======== RECORDED DATA

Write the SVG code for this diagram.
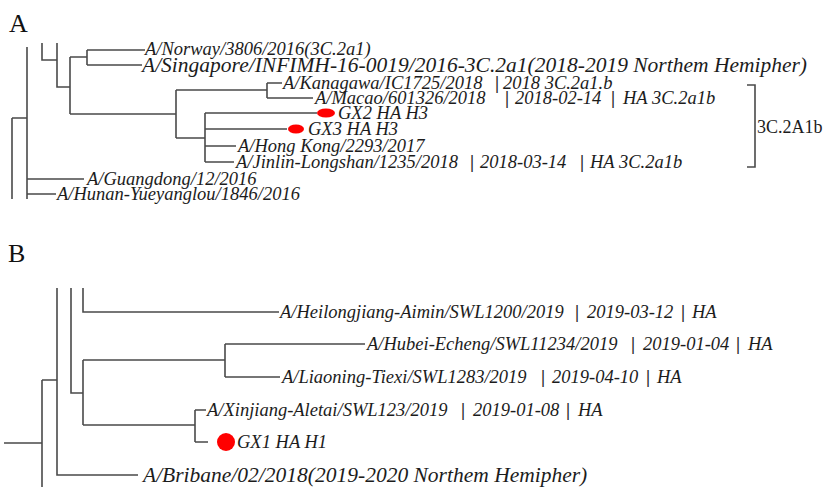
<svg xmlns="http://www.w3.org/2000/svg" width="827" height="487" viewBox="0 0 827 487">
<style>
  .ln { fill: none; stroke: #4a4a4a; stroke-width: 1.6; }
  .t { font-family: "Liberation Serif", "Times New Roman", serif; font-style: italic; font-size: 18.5px; fill: #1c1c1c; }
  .tb { font-family: "Liberation Serif", "Times New Roman", serif; font-style: italic; font-size: 21.5px; fill: #1c1c1c; }
  .bar { font-style: normal; font-weight: bold; fill: #2a2a2a; }
  .lab { font-family: "Liberation Serif", "Times New Roman", serif; font-size: 26px; fill: #111; }
  .clade { font-family: "Liberation Serif", "Times New Roman", serif; font-size: 18px; fill: #1c1c1c; }
  .dot { fill: #ff0000; }
</style>
<rect width="827" height="487" fill="#ffffff"/>

<text class="lab" x="9" y="32">A</text>
<text class="lab" x="8" y="262">B</text>

<g id="connectors">
  <!-- Tree A -->
  <path class="ln" d="M12,118 V199 M12,118 H27 M27,47 V199 M27,179 H84 M27,194 H56"/>
  <path class="ln" d="M42,43 V60 H57 M57,43 V87 H70 M70,57 V114 M70,57 H87 M87,50 V65 M87,50 H145 M87,65 H142"/>
  <path class="ln" d="M70,114 H176 M176,90 V138 M176,90 H267 M267,83 V98 M267,83 H282 M267,98 H313"/>
  <path class="ln" d="M176,138 H205 M205,113 V162 M205,113 H317 M205,129 H287 M205,146 H236 M205,162 H234"/>
  <path class="ln" d="M747,85 H755 V167 H747" stroke-width="2"/>
  <!-- Tree B -->
  <path class="ln" d="M4,443 H42 M42,380 V487 M42,380 H57 M57,288 V475 H138"/>
  <path class="ln" d="M71,288 V393 H83 M83,288 V312 H279"/>
  <path class="ln" d="M83,360 V425 M83,360 H225 M83,425 H195"/>
  <path class="ln" d="M225,344 V377 M225,344 H365 M225,377 H280"/>
  <path class="ln" d="M195,410 V442 M195,410 H206 M195,442 H208"/>
</g>

<!-- Tree A leaves -->
<g id="norway"><text class="t" x="145" y="55">A/Norway/3806/2016(3C.2a1)</text></g>
<g id="singapore"><text class="tb" x="142" y="72">A/Singapore/INFIMH-16-0019/2016-3C.2a1(2018-2019 Northem Hemipher)</text></g>
<g id="kanagawa"><text class="t" x="283" y="89">A/Kanagawa/IC1725/2018<tspan class="bar" x="495">|</tspan><tspan x="503">2018 3C.2a1.b</tspan></text></g>
<g id="macao"><text class="t" x="315" y="104">A/Macao/601326/2018<tspan class="bar" x="505">|</tspan><tspan x="515">2018-02-14</tspan><tspan class="bar" x="611">|</tspan><tspan x="623">HA 3C.2a1b</tspan></text></g>
<g id="gx2"><ellipse class="dot" cx="326" cy="113" rx="9" ry="4.5"/><text class="t" x="338" y="119">GX2 HA H3</text></g>
<g id="gx3"><ellipse class="dot" cx="296" cy="129" rx="8" ry="4.5"/><text class="t" x="308" y="135">GX3 HA H3</text></g>
<g id="hongkong"><text class="t" x="238" y="152">A/Hong Kong/2293/2017</text></g>
<g id="jinlin"><text class="t" x="236" y="168">A/Jinlin-Longshan/1235/2018<tspan class="bar" x="470">|</tspan><tspan x="480">2018-03-14</tspan><tspan class="bar" x="580">|</tspan><tspan x="590">HA 3C.2a1b</tspan></text></g>
<g id="guangdong"><text class="t" x="87" y="185">A/Guangdong/12/2016</text></g>
<g id="hunan"><text class="t" x="57" y="200">A/Hunan-Yueyanglou/1846/2016</text></g>
<g id="clade-3c2a1b"><text class="clade" x="757" y="133">3C.2A1b</text></g>

<!-- Tree B leaves -->
<g id="heilongjiang"><text class="t" x="280" y="318">A/Heilongjiang-Aimin/SWL1200/2019<tspan class="bar" x="575">|</tspan><tspan x="587">2019-03-12</tspan><tspan class="bar" x="681">|</tspan><tspan x="692">HA</tspan></text></g>
<g id="hubei"><text class="t" x="367" y="350">A/Hubei-Echeng/SWL11234/2019<tspan class="bar" x="631">|</tspan><tspan x="643">2019-01-04</tspan><tspan class="bar" x="736">|</tspan><tspan x="748">HA</tspan></text></g>
<g id="liaoning"><text class="t" x="282" y="383">A/Liaoning-Tiexi/SWL1283/2019<tspan class="bar" x="541">|</tspan><tspan x="552">2019-04-10</tspan><tspan class="bar" x="646">|</tspan><tspan x="657">HA</tspan></text></g>
<g id="xinjiang"><text class="t" x="207" y="416">A/Xinjiang-Aletai/SWL123/2019<tspan class="bar" x="461">|</tspan><tspan x="473">2019-01-08</tspan><tspan class="bar" x="566">|</tspan><tspan x="578">HA</tspan></text></g>
<g id="gx1"><circle class="dot" cx="226" cy="442" r="9"/><text class="t" x="237" y="448">GX1 HA H1</text></g>
<g id="bribane"><text class="tb" x="143" y="482">A/Bribane/02/2018(2019-2020 Northem Hemipher)</text></g>
</svg>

================

◆ WRITTEN EXERCISE: Images should not appear in the copy; retype the listing above exactly.

◆ ANSWER TO THE EXERCISE:
Write the SVG code for this diagram.
<svg xmlns="http://www.w3.org/2000/svg" width="827" height="487" viewBox="0 0 827 487">
<style>
  .ln { fill: none; stroke: #4a4a4a; stroke-width: 1.6; }
  .t { font-family: "Liberation Serif", "Times New Roman", serif; font-style: italic; font-size: 18.5px; fill: #1c1c1c; }
  .tb { font-family: "Liberation Serif", "Times New Roman", serif; font-style: italic; font-size: 21.5px; fill: #1c1c1c; }
  .bar { font-style: normal; font-weight: bold; fill: #2a2a2a; }
  .lab { font-family: "Liberation Serif", "Times New Roman", serif; font-size: 26px; fill: #111; }
  .clade { font-family: "Liberation Serif", "Times New Roman", serif; font-size: 18px; fill: #1c1c1c; }
  .dot { fill: #ff0000; }
</style>
<rect width="827" height="487" fill="#ffffff"/>

<text class="lab" x="9" y="32">A</text>
<text class="lab" x="8" y="262">B</text>

<g id="connectors">
  <!-- Tree A -->
  <path class="ln" d="M12,118 V199 M12,118 H27 M27,47 V199 M27,179 H84 M27,194 H56"/>
  <path class="ln" d="M42,43 V60 H57 M57,43 V87 H70 M70,57 V114 M70,57 H87 M87,50 V65 M87,50 H145 M87,65 H142"/>
  <path class="ln" d="M70,114 H176 M176,90 V138 M176,90 H267 M267,83 V98 M267,83 H282 M267,98 H313"/>
  <path class="ln" d="M176,138 H205 M205,113 V162 M205,113 H317 M205,129 H287 M205,146 H236 M205,162 H234"/>
  <path class="ln" d="M747,85 H755 V167 H747" stroke-width="2"/>
  <!-- Tree B -->
  <path class="ln" d="M4,443 H42 M42,380 V487 M42,380 H57 M57,288 V475 H138"/>
  <path class="ln" d="M71,288 V393 H83 M83,288 V312 H279"/>
  <path class="ln" d="M83,360 V425 M83,360 H225 M83,425 H195"/>
  <path class="ln" d="M225,344 V377 M225,344 H365 M225,377 H280"/>
  <path class="ln" d="M195,410 V442 M195,410 H206 M195,442 H208"/>
</g>

<!-- Tree A leaves -->
<g id="norway"><text class="t" x="145" y="55">A/Norway/3806/2016(3C.2a1)</text></g>
<g id="singapore"><text class="tb" x="142" y="72">A/Singapore/INFIMH-16-0019/2016-3C.2a1(2018-2019 Northem Hemipher)</text></g>
<g id="kanagawa"><text class="t" x="283" y="89">A/Kanagawa/IC1725/2018<tspan class="bar" x="495">|</tspan><tspan x="503">2018 3C.2a1.b</tspan></text></g>
<g id="macao"><text class="t" x="315" y="104">A/Macao/601326/2018<tspan class="bar" x="505">|</tspan><tspan x="515">2018-02-14</tspan><tspan class="bar" x="611">|</tspan><tspan x="623">HA 3C.2a1b</tspan></text></g>
<g id="gx2"><ellipse class="dot" cx="326" cy="113" rx="9" ry="4.5"/><text class="t" x="338" y="119">GX2 HA H3</text></g>
<g id="gx3"><ellipse class="dot" cx="296" cy="129" rx="8" ry="4.5"/><text class="t" x="308" y="135">GX3 HA H3</text></g>
<g id="hongkong"><text class="t" x="238" y="152">A/Hong Kong/2293/2017</text></g>
<g id="jinlin"><text class="t" x="236" y="168">A/Jinlin-Longshan/1235/2018<tspan class="bar" x="470">|</tspan><tspan x="480">2018-03-14</tspan><tspan class="bar" x="580">|</tspan><tspan x="590">HA 3C.2a1b</tspan></text></g>
<g id="guangdong"><text class="t" x="87" y="185">A/Guangdong/12/2016</text></g>
<g id="hunan"><text class="t" x="57" y="200">A/Hunan-Yueyanglou/1846/2016</text></g>
<g id="clade-3c2a1b"><text class="clade" x="757" y="133">3C.2A1b</text></g>

<!-- Tree B leaves -->
<g id="heilongjiang"><text class="t" x="280" y="318">A/Heilongjiang-Aimin/SWL1200/2019<tspan class="bar" x="575">|</tspan><tspan x="587">2019-03-12</tspan><tspan class="bar" x="681">|</tspan><tspan x="692">HA</tspan></text></g>
<g id="hubei"><text class="t" x="367" y="350">A/Hubei-Echeng/SWL11234/2019<tspan class="bar" x="631">|</tspan><tspan x="643">2019-01-04</tspan><tspan class="bar" x="736">|</tspan><tspan x="748">HA</tspan></text></g>
<g id="liaoning"><text class="t" x="282" y="383">A/Liaoning-Tiexi/SWL1283/2019<tspan class="bar" x="541">|</tspan><tspan x="552">2019-04-10</tspan><tspan class="bar" x="646">|</tspan><tspan x="657">HA</tspan></text></g>
<g id="xinjiang"><text class="t" x="207" y="416">A/Xinjiang-Aletai/SWL123/2019<tspan class="bar" x="461">|</tspan><tspan x="473">2019-01-08</tspan><tspan class="bar" x="566">|</tspan><tspan x="578">HA</tspan></text></g>
<g id="gx1"><circle class="dot" cx="226" cy="442" r="9"/><text class="t" x="237" y="448">GX1 HA H1</text></g>
<g id="bribane"><text class="tb" x="143" y="482">A/Bribane/02/2018(2019-2020 Northem Hemipher)</text></g>
</svg>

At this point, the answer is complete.